Scénario AMPERE du bilan prévisionnel 2017 de RTE : l’approvisionnement en électricité est maintenu à horizon 2035 malgré la fermeture de 16 réacteurs nucléaires. Source : RTE.

Or, la situation n’est pas du tout la même entre développer les EnR en maintenant le parc nucléaire tel quel, et fermer 16 réacteurs. D’un côté les coûts fixes et le risque nucléaire ne diminuent pas, de l’autre les deux baissent significativement. Ici aussi, Jean-Marc Jancovici cadre le problème sur un exemple bien choisi, ne correspondant pas forcément au contexte français. Le fait que l’Allemagne ait conservé ses capacités pilotables ne démontre pas qu’on ne pourra pas fermer de réacteurs en France. Les études sérieuses sur le sujet montrent justement tout le contraire.

Nota : Faire reposer une partie du back-up sur des centrales fossiles n’est pas forcément problématique. D’une part : le système français a toujours reposé sur un back-up fossile, y compris à une époque où il n’y avait ni éolien ni photovoltaïque, mais beaucoup de nucléaire et d’hydroélectrique. Les centrales fossiles sont tout simplement économiquement plus pertinentes pour répondre aux besoins de pointe que les centrales nucléaires. D’autre part, ces dernières années le développement des EnR a permis de diminuer le facteur de charge des centrales thermiques et a donc contribué à la diminution des émissions de CO2 [source : Note CO2 RTE]. Conserver un back-up fossile ne signifie donc pas forcément plus de CO2, les émissions peuvent même être divisées par deux comme dans le scénario AMPERE.

Passer à 50 % de nucléaire dans le mix diminuerait-il l’emploi ?

D’après Jancovici, les EnR étant produites à l’étranger, leur développement conduirait à une perte d’emplois en France. Il ne fournit toutefois pas d’étude ou de source pour appuyer son argumentaire. Or, si le matériel importé constitue une part significative de la valeur ajoutée des EnR, celui-ci reste minoritaire sur la durée de vie d’une installation. Pour le photovoltaïque par exemple, les modules représentent environ 15 % de la richesse crée sur la durée de vie de l’installation. Le résultat n’étant pas évident, il est important de l’appuyer sur la base de sources fiables. Or, celles-ci sont encore aujourd’hui relativement parcellaires sur des scénarios comparant mix EnR et mix EPR.

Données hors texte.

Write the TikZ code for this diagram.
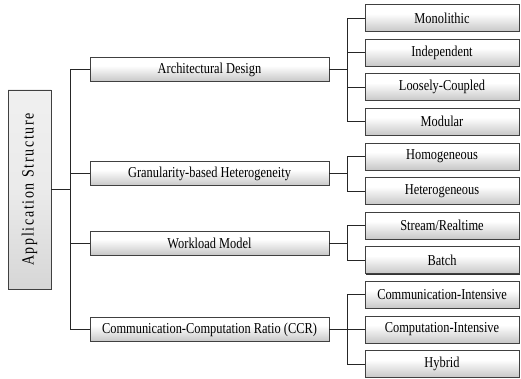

Enfin, Jancovici semble considérer la localisation de la production de réacteurs nucléaires, d’éoliennes ou de modules photovoltaïques comme subie. Elle est pourtant d’abord le résultat d’un choix de politique économique. La France n’était pas pionnière dans la construction de réacteurs nucléaire, la technologie actuellement en service a été importée des États-Unis, cet état de fait n’a pas empêché des investissements massifs dans le secteur et une relocalisation tout aussi massive de l’emploi. La même chose pourrait advenir pour l’éolien et le photovoltaïque. Pour cette dernière filière, une usine de module photovoltaïques d’une capacité de 4 GWc/an est d’ailleurs déjà en projet en Moselle, elle serait susceptible de subvenir à elle seule à l’intégralité du marché intérieur français .

Conclusion

Je ne peux que vous conseiller de prendre le temps de lire les deux documents et de vous faire votre propre avis sur la question. Vous l’avez compris, ma préférence va nettement vers la note d’Alain Grandjean que j’estime beaucoup plus sourcée et mieux cadrée, c’est bien dommage car elle est également bien moins connue. Il est difficile de parler des évolutions à venir du mix électrique sans mentionner le nécessaire remplacement des réacteurs nucléaires existants, or c’est ce que fait ici Jean-Marc Jancovici. L’élément principal du débat étant évacué, les conclusions ne peuvent être que biaisées, en creusant un peu, les autres éléments ne le sont pas moins, au final sur les 3 arguments fournis (CO2, risque nucléaire et emploi), seul le 3e parait pertinent. Il est possible, même si cela doit être prouvé par des études, que la localisation des lieux de fabrication des éoliennes et des modules photovoltaïques conduisent à des pertes d’emplois en France au niveau global. Toutefois, il s’agit probablement plus d’un enjeu de politique économique et industrielle que de politique énergétique. Pourquoi ne pas adapter les décisions économiques aux enjeux énergétiques comme nous le faisions dans les années 70, et non pas l’inverse ? Une relocalisation de la fabrication d’éoliennes et de modules photovoltaïques serait d’autant plus pertinente que ce sont bien les EnR qui concentrent le plus d’investissements au niveau mondial : en 2020, plus de 200 Mds$ ont été investis dans le photovoltaïque et l’éolien, contre 35 Mds$ dans le nucléaire. Le marché du nucléaire se maintient, mais il reste et restera probablement beaucoup plus petit que celui des EnR.

Au niveau mondial, 200 Mds$ ont été investis dans le photovoltaïque et l’éolien ont contre 35 Mds$ dans le nucléaire. Source : IEA.